Despite its simplicity, or perhaps because of it, the first church built by the Spanish conquistadors within the territory of present-day Ecuador still stands today, even though the city that surrounded it does not. The region was scarred by a devastating 1797 earthquake in which over 5,000 people perished and the original city of Riobamba was destroyed.
When the earthquake hit, the people in Quito begged Spanish officials for help, reminding them of the rich resources the Riobamba region provided for the Crown. “The King’s money is sacred,” was the response. No help arrived, despite the fact the president of the Audiencia, Luis Muñoz de Guzman, took 60,000 pesos in sealed coin to Lima only a few months later.
Today, the Church of Balbanera, on the road from Riobamba to Cuenca, as well as the ruined city at Si- calpa make a fascinating local trip to better understand local history.
Sicalpa Church, reconstructed after the earthquake.
Balbanera Church, built to venerate the Blessed Virgin of Balbanera, reminiscent of Logroño’s Abbey of Our Lady of Valvanera back on the Iberian Peninsula, is a simple, yet magical stone structure, set on a small plaza with craft stalls, just across the way from Colta Lake. Its stubborn refusal to fall in the earthquake serves to remind us that Riobamba was the first city to be founded on Ecuadorian soil, in 1534, when the news that Atahualpa the last Inca had been executed was still making the rounds through the páramo. In fact, the foundation of Santiago de Quito (now more commonly known as Quito) was due to the need of one conquistador, Diego de Almagro, trying to outmaneuver another, Pedro de Alvarado.
The temple, with its limestone façade, only had a thatch-roof at the time of its construction. While that was finished off by the earthquake, the present church retains the unique style those first Catholic interlopers brought to the Andes and the current Andean roof can be seen inside when the light filters through the small windows. Its petite size at just 10 meters long, and original features — a stone atrium, altar and font — add to the church’s unique sense of seclusion and antiquity. Before leaving, you must check out the engraved angels on the frontispiece and, hopefully, glimpse the majestic Mount Chimborazo in the background.

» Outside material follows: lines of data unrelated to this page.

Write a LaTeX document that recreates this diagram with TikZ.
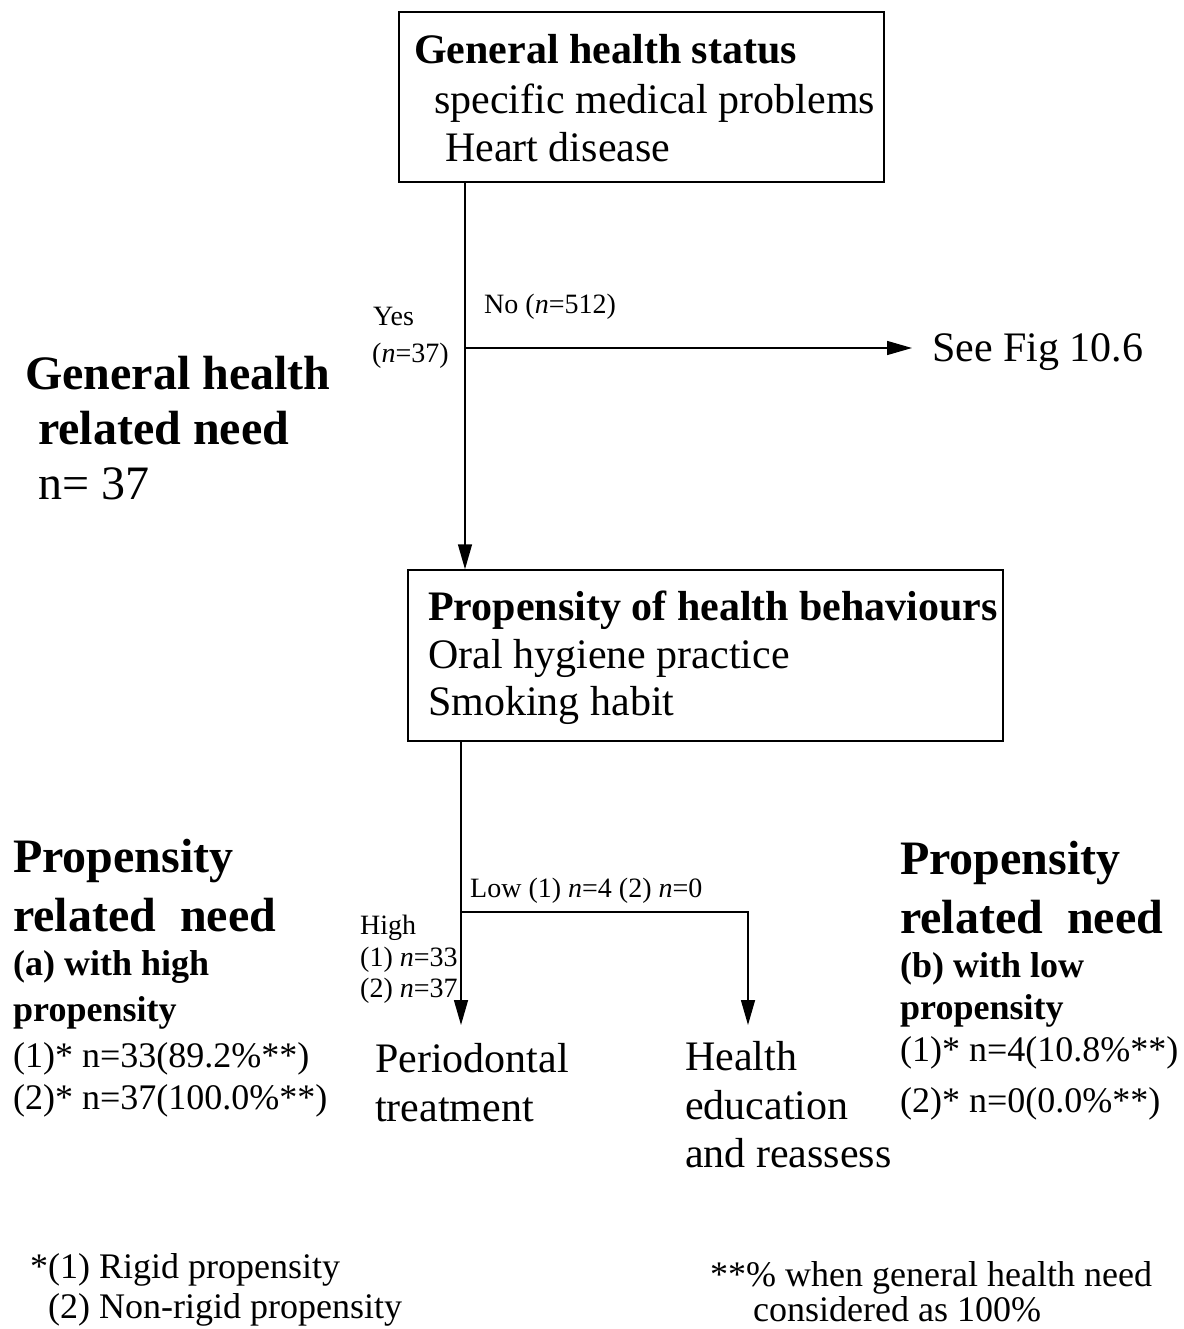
\documentclass[tikz,border=0pt]{standalone}
\usepackage{fontspec}
\setmainfont{Liberation Serif}
\usetikzlibrary{arrows.meta}
\tikzset{
  box/.style={draw, line width=1.5pt, rectangle, inner sep=0pt},
  conn/.style={line width=1.5pt},
  arr/.style={line width=1.5pt, -{Triangle[length=25pt,width=14pt]}},
  txt/.style={anchor=base west, inner sep=0pt},
  rg/.style={txt, font=\fontsize{42}{48}\selectfont},
  bg/.style={txt, font=\bfseries\fontsize{42}{48}\selectfont},
  bbig/.style={txt, font=\bfseries\fontsize{48}{54}\selectfont},
  rbig/.style={txt, font=\fontsize{48}{54}\selectfont},
  sm/.style={txt, font=\fontsize{28}{32}\selectfont},
  md/.style={txt, font=\fontsize{36}{40}\selectfont},
  bmd/.style={txt, font=\bfseries\fontsize{36}{40}\selectfont},
}
\begin{document}
\begin{tikzpicture}[x=1pt,y=-1pt]
\useasboundingbox (0,0) rectangle (1183,1329);
% boxes
\node[box, minimum width=485, minimum height=170] (gh) at (641.5,97) {};
\node[box, minimum width=595, minimum height=171] (pb) at (705.5,655.5) {};
% box 1 text
\node[bg] (gh1) at (414,64) {General health status};
\node[rg] (gh2) at (434,114) {specific medical problems};
\node[rg] (gh3) at (445,162) {Heart disease};
% box 2 text
\node[bg] (pb1) at (428,620) {Propensity of health behaviours};
\node[rg] (pb2) at (428,668) {Oral hygiene practice};
\node[rg] (pb3) at (428,715) {Smoking habit};
% left big labels
\node[bbig] (l1) at (25,389) {General health};
\node[bbig] (l2) at (38,444) {related need};
\node[rbig] (l3) at (38,499) {n= 37};
% see fig
\node[txt, font=\fontsize{42}{48}\selectfont, inner xsep=20pt] (see) at (912,361) {See Fig 10.6};
% connector coordinates
\coordinate (v1) at (465,0);
\coordinate (j1) at (465,348);
\coordinate (v2) at (461,0);
\coordinate (j2) at (461,912);
\coordinate (j3) at (748,912);
\coordinate (t1) at (461,1025);
\coordinate (t2) at (748,1025);
% connectors
\draw[arr] (gh.south -| v1) -- (pb.north -| v1);
\draw[arr] (j1) -- (j1 -| see.west);
\draw[arr] (pb.south -| v2) -- (t1);
\draw[arr] (j2) -- (j3) -- (t2);
% small labels
\node[sm] (yes) at (373,325) {Yes};
\node[sm] (yesn) at (372,362) {(\textit{n}=37)};
\node[sm] (no) at (484,313) {No (\textit{n}=512)};
\node[sm] (low) at (470,897) {Low (1) \textit{n}=4 (2) \textit{n}=0};
\node[sm] (hi1) at (360,934) {High};
\node[sm] (hi2) at (360,966) {(1) \textit{n}=33};
\node[sm] (hi3) at (360,997) {(2) \textit{n}=37};
% outcomes
\node[rg] (o1) at (375,1072) {Periodontal};
\node[rg] (o2) at (375,1121) {treatment};
\node[rg] (o3) at (685,1070) {Health};
\node[rg] (o4) at (685,1119) {education};
\node[rg] (o5) at (685,1167) {and reassess};
% left propensity
\node[bbig] (a1) at (13,872) {Propensity};
\node[bbig] (a2) at (13,931) {related~~need};
\node[bmd] (a3) at (13,975) {(a) with high};
\node[bmd] (a4) at (13,1021) {propensity};
\node[md] (a5) at (13,1067) {(1)* n=33(89.2\%**)};
\node[md] (a6) at (13,1109) {(2)* n=37(100.0\%**)};
% right propensity
\node[bbig] (b1) at (900,874) {Propensity};
\node[bbig] (b2) at (900,933) {related~~need};
\node[bmd] (b3) at (900,977) {(b) with low};
\node[bmd] (b4) at (900,1019) {propensity};
\node[md] (b5) at (900,1061) {(1)* n=4(10.8\%**)};
\node[md] (b6) at (900,1112) {(2)* n=0(0.0\%**)};
% footnotes
\node[md] (f1) at (30,1278) {*(1) Rigid propensity};
\node[md] (f2) at (48,1318) {(2) Non-rigid propensity};
\node[md] (f3) at (710,1286) {**\% when general health need};
\node[md] (f4) at (753,1321) {considered as 100\%};
\end{tikzpicture}
\end{document}
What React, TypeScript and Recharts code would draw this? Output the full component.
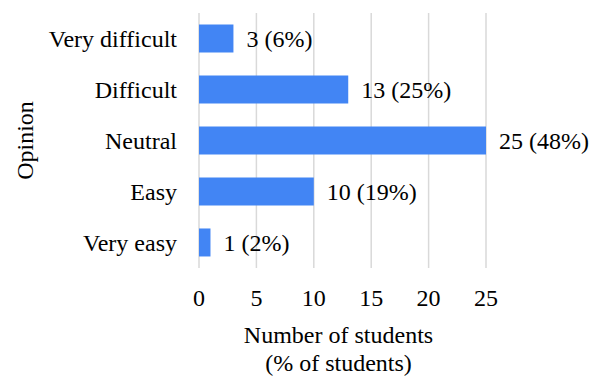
import React from "react";
import { BarChart, Bar, XAxis, YAxis, CartesianGrid, LabelList } from "recharts";

const categories = ["Very difficult", "Difficult", "Neutral", "Easy", "Very easy"];
const counts = [3, 13, 25, 10, 1];
const percents = [6, 25, 48, 19, 2];
const xTicks = [0, 5, 10, 15, 20, 25];

const data = categories.map((c, i) => ({ name: c, value: counts[i], pct: percents[i] }));

const FONT = "Liberation Serif";

const XLabel = (props: any) => {
  const vb = props.viewBox || {};
  const cx = vb.x + vb.width / 2 - 4;
  return (
    <g>
      <text x={cx} y={343} textAnchor="middle" fontSize={24} style={{ fontFamily: FONT }} fill="#000">
        Number of students
      </text>
      <text x={cx} y={371} textAnchor="middle" fontSize={24} style={{ fontFamily: FONT }} fill="#000">
        (% of students)
      </text>
    </g>
  );
};

const YLabel = (props: any) => {
  const vb = props.viewBox || {};
  const cy = vb.y + vb.height / 2;
  return (
    <text
      x={33}
      y={cy}
      textAnchor="middle"
      fontSize={24}
      style={{ fontFamily: FONT }}
      fill="#000"
      transform={`rotate(-90, 33, ${cy})`}
    >
      Opinion
    </text>
  );
};

export default function App() {
  return (
    <div style={{ position: "absolute", left: 0, top: 0, width: 602, height: 381, background: "#fff", fontFamily: FONT }}>
      <BarChart
        width={602}
        height={381}
        data={data}
        layout="vertical"
        margin={{ top: 13, right: 116, bottom: 83, left: 0 }}
        barCategoryGap="22.5%"
        style={{ fontFamily: FONT }}
      >
        <CartesianGrid horizontal={false} vertical={true} stroke="#d9d9d9" strokeWidth={1.5} />
        <XAxis
          type="number"
          domain={[0, 25]}
          ticks={xTicks}
          height={30}
          axisLine={false}
          tickLine={false}
          tickSize={0}
          tickMargin={21}
          tick={{ fontSize: 24, fontFamily: FONT, fill: "#000" }}
          label={<XLabel />}
        />
        <YAxis
          type="category"
          dataKey="name"
          width={199}
          axisLine={false}
          tickLine={false}
          tickSize={0}
          tickMargin={22}
          tick={{ fontSize: 24, fontFamily: FONT, fill: "#000" }}
          label={<YLabel />}
        />
        <Bar dataKey="value" fill="#4285F4" isAnimationActive={false}>
          <LabelList
            dataKey="value"
            position="right"
            offset={13}
            content={(p: any) => {
              const d = data[p.index];
              return (
                <text
                  x={p.x + p.width + 13}
                  y={p.y + p.height / 2}
                  dy="0.355em"
                  fontSize={24}
                  style={{ fontFamily: FONT }}
                  fill="#000"
                  textAnchor="start"
                >
                  {`${d.value} (${d.pct}%)`}
                </text>
              );
            }}
          />
        </Bar>
      </BarChart>
    </div>
  );
}
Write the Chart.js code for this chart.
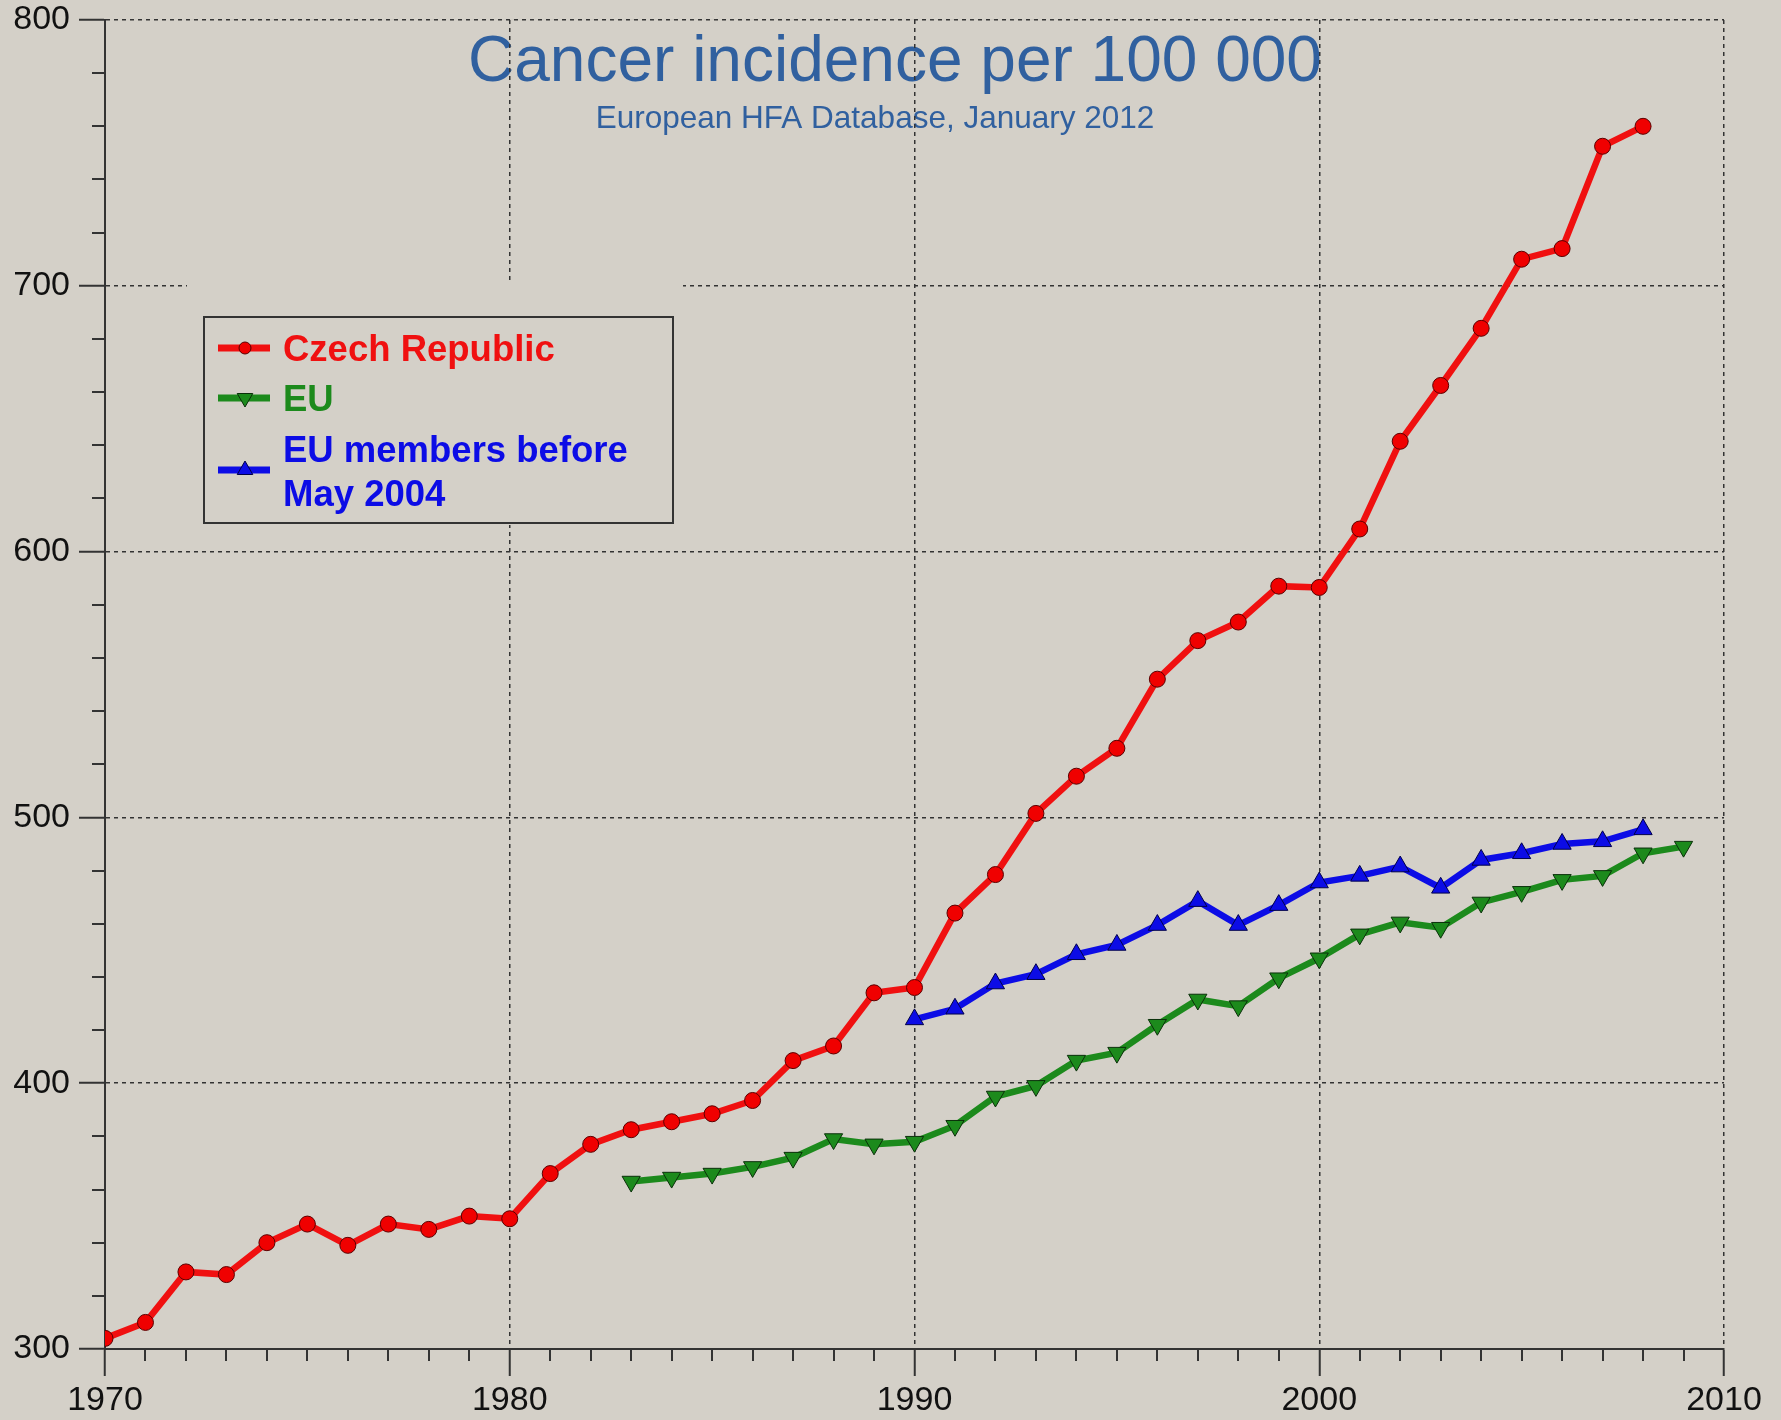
<!DOCTYPE html>
<html>
<head>
<meta charset="utf-8">
<script src="https://cdn.jsdelivr.net/npm/chart.js@4.4.1/dist/chart.umd.min.js"></script>
<style>
  html,body{margin:0;padding:0;background:#d4d0c8;}
  canvas{display:block;}
</style>
</head>
<body>
<canvas id="chart" width="1781" height="1420"></canvas>
<script>
const YEARS=[1970,1971,1972,1973,1974,1975,1976,1977,1978,1979,1980,1981,1982,1983,1984,1985,1986,1987,1988,1989,
  1990,1991,1992,1993,1994,1995,1996,1997,1998,1999,2000,2001,2002,2003,2004,2005,2006,2007,2008,2009];

const CZECH=[304,310,329,328,340,347,339,347,345,350,349,366,377,382.5,385.5,388.5,393.5,408.5,414,434,
  436,464,478.5,501.5,515.5,526,552,566.5,573.5,587,586.5,608.5,641.5,662.5,684,710,714,752.5,760,null];

const EU=[null,null,null,null,null,null,null,null,null,null,null,null,null,363,364.5,366,368.5,372,379,377,
  378,384,395,399,408.5,411.5,422,431.5,429,439.5,447,456,460.5,458.5,468,472,476.5,478,486.5,489];

const EU_OLD=[null,null,null,null,null,null,null,null,null,null,null,null,null,null,null,null,null,null,null,null,
  424,428,437.5,441,448.5,452,459.5,468.5,459.5,467,475.5,478,481.5,473.5,484,486.5,490,491,495.5,null];

const SERIES_LABELS=[["Czech Republic"],["EU"],["EU members before","May 2004"]];
const TITLE="Cancer incidence per 100 000";
const SUBTITLE="European HFA Database, January 2012";

const BG="#d4d0c8";
const AXIS="#333333";
const RED="#f01010";
const GREEN="#1c8a1c";
const BLUE="#0c0ce6";

function points(values){
  const out=[];
  values.forEach((v,i)=>{ if(v!==null) out.push({x:YEARS[i],y:v}); });
  return out;
}

/* fond + titres (sous la grille) */
const backdrop={
  id:"backdrop",
  beforeDraw(chart){
    const ctx=chart.ctx;
    ctx.save();
    ctx.fillStyle=BG;
    ctx.fillRect(0,0,chart.width,chart.height);
    ctx.fillStyle="#30609f";
    ctx.textAlign="center";
    ctx.textBaseline="alphabetic";
    ctx.font="64px 'Liberation Sans', Arial, sans-serif";
    ctx.fillText(TITLE,895,81);
    ctx.font="31.5px 'Liberation Sans', Arial, sans-serif";
    ctx.fillText(SUBTITLE,875,128);
    ctx.restore();
  }
};

/* petites graduations */
const minorTicks={
  id:"minorTicks",
  afterDraw(chart){
    const ctx=chart.ctx;
    const xs=chart.scales.x, ys=chart.scales.y;
    const area=chart.chartArea;
    ctx.save();
    ctx.strokeStyle=AXIS;
    ctx.lineWidth=2;
    ctx.beginPath();
    for(let v=ys.min;v<=ys.max;v+=20){
      if(v%100===0) continue;
      const y=Math.round(ys.getPixelForValue(v));
      ctx.moveTo(area.left-13,y);
      ctx.lineTo(area.left,y);
    }
    for(let yr=xs.min;yr<=xs.max;yr++){
      if(yr%10===0) continue;
      const x=Math.round(xs.getPixelForValue(yr));
      ctx.moveTo(x,area.bottom);
      ctx.lineTo(x,area.bottom+12);
    }
    ctx.stroke();
    ctx.restore();
  }
};

/* légende encadrée */
const boxLegend={
  id:"boxLegend",
  beforeDatasetsDraw(chart){
    const ctx=chart.ctx;
    ctx.save();
    ctx.fillStyle=BG;
    ctx.fillRect(187,282,496,243);
    ctx.strokeStyle=AXIS;
    ctx.lineWidth=2;
    ctx.strokeRect(204,317,469,206);

    const rows=[
      {lineY:348,base:[361]},
      {lineY:398,base:[411]},
      {lineY:470,base:[462,506]}
    ];
    ctx.font="bold 36.5px 'Liberation Sans', Arial, sans-serif";
    ctx.textBaseline="alphabetic";
    ctx.textAlign="left";
    chart.data.datasets.forEach((ds,i)=>{
      const r=rows[i];
      ctx.strokeStyle=ds.borderColor;
      ctx.lineWidth=7;
      ctx.beginPath();
      ctx.moveTo(218,r.lineY);
      ctx.lineTo(270,r.lineY);
      ctx.stroke();
      ctx.fillStyle=ds.pointBackgroundColor;
      ctx.strokeStyle=ds.pointBorderColor;
      ctx.lineWidth=1;
      Chart.helpers.drawPoint(ctx,{pointStyle:ds.pointStyle,rotation:ds.pointRotation||0,radius:i===0?6:9,borderWidth:1},245,r.lineY);
      ctx.fillStyle=ds.borderColor;
      SERIES_LABELS[i].forEach((t,k)=>ctx.fillText(t,283,r.base[k]));
    });
    ctx.restore();
  }
};

new Chart(document.getElementById("chart"),{
  type:"line",
  data:{
    datasets:[
      {
        label:SERIES_LABELS[0].join(" "),
        data:points(CZECH),
        borderColor:RED,
        borderWidth:6.5,
        pointStyle:"circle",
        pointRadius:8,
        pointBackgroundColor:"#f00000",
        pointBorderColor:"#5a0000",
        pointBorderWidth:1,
        tension:0
      },
      {
        label:SERIES_LABELS[1].join(" "),
        data:points(EU),
        borderColor:GREEN,
        borderWidth:6.5,
        pointStyle:"triangle",
        pointRotation:180,
        pointRadius:10.5,
        pointBackgroundColor:"#1c8a1c",
        pointBorderColor:"#0a300a",
        pointBorderWidth:1,
        tension:0
      },
      {
        label:SERIES_LABELS[2].join(" "),
        data:points(EU_OLD),
        borderColor:BLUE,
        borderWidth:6.5,
        pointStyle:"triangle",
        pointRadius:10.5,
        pointBackgroundColor:"#0c0ce6",
        pointBorderColor:"#00004a",
        pointBorderWidth:1,
        tension:0
      }
    ]
  },
  options:{
    responsive:false,
    animation:false,
    layout:{padding:{top:20,right:57,left:0,bottom:0}},
    plugins:{legend:{display:false},tooltip:{enabled:false}},
    scales:{
      x:{
        type:"linear",
        min:1970,
        max:2010,
        afterFit(s){ s.height=71; },
        ticks:{
          stepSize:10,
          maxRotation:0,
          color:"#111",
          padding:4,
          font:{family:"'Liberation Sans', Arial, sans-serif",size:34},
          callback:v=>String(v)
        },
        grid:{color:AXIS,lineWidth:1.5,tickLength:27,tickWidth:2,tickColor:AXIS},
        border:{display:true,color:AXIS,width:2,dash:[4,4]}
      },
      y:{
        min:300,
        max:800,
        afterFit(s){ s.width=105; s.paddingTop=0; s.paddingBottom=0; },
        ticks:{
          stepSize:100,
          color:"#111",
          padding:9,
          font:{family:"'Liberation Sans', Arial, sans-serif",size:34}
        },
        grid:{color:AXIS,lineWidth:1.5,tickLength:26,tickWidth:2,tickColor:AXIS},
        border:{display:true,color:AXIS,width:2,dash:[4,4]}
      }
    }
  },
  plugins:[backdrop,minorTicks,boxLegend]
});
</script>
</body>
</html>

Santiago de Quito foundation site and Colta Lake.
A short walk from the plaza will bring you to the utter peace surrounding Lago Colta, whose Kichwa name would be translated as something like Duck Lake. The most common birds here are in fact duck-like coots, which can effortlessly be spotted floating over the sheen of the water, which seemingly melts into the hills. From here there are walking trails that take you to what was probably an ancient burial site, or tola, a characteristic of the pre-Columbian world. The lake lies just 19 kilometers from Riobamba and the site sometimes hosts folk-dance groups.
The other pre-Columbian site to check out is the ruins at Sicalpa, where the former city of Riobamba was established. Archaeological digs during the 1980s uncovered former Riobamba’s colonial splendor for the first time since the 18th century earthquake. One of the interesting parts of the tour of the ruined city is the church, which was constructed out of fragments of colonial stone — check out a sliver of a font that appears in a column and the eye- catching stone angel near the staircase. To the left of this, you can still admire and feel the ancient walls.
During the walk notice the details – these hold important clues to the site’s history.
Despite the Crown’s unwillingness to help rebuild the city, digs have made it clear how important the city had been: official Spanish Crown coins were printed there, while recent discoveries even show there were provisions for clean water — a very rare commodity at the time. Furthermore, in addition to simple dwellings, the original city was semi-industrial, with active mills and workshops. Further excavations, however, are required to truly reveal what Cullca hill has swept under its rug.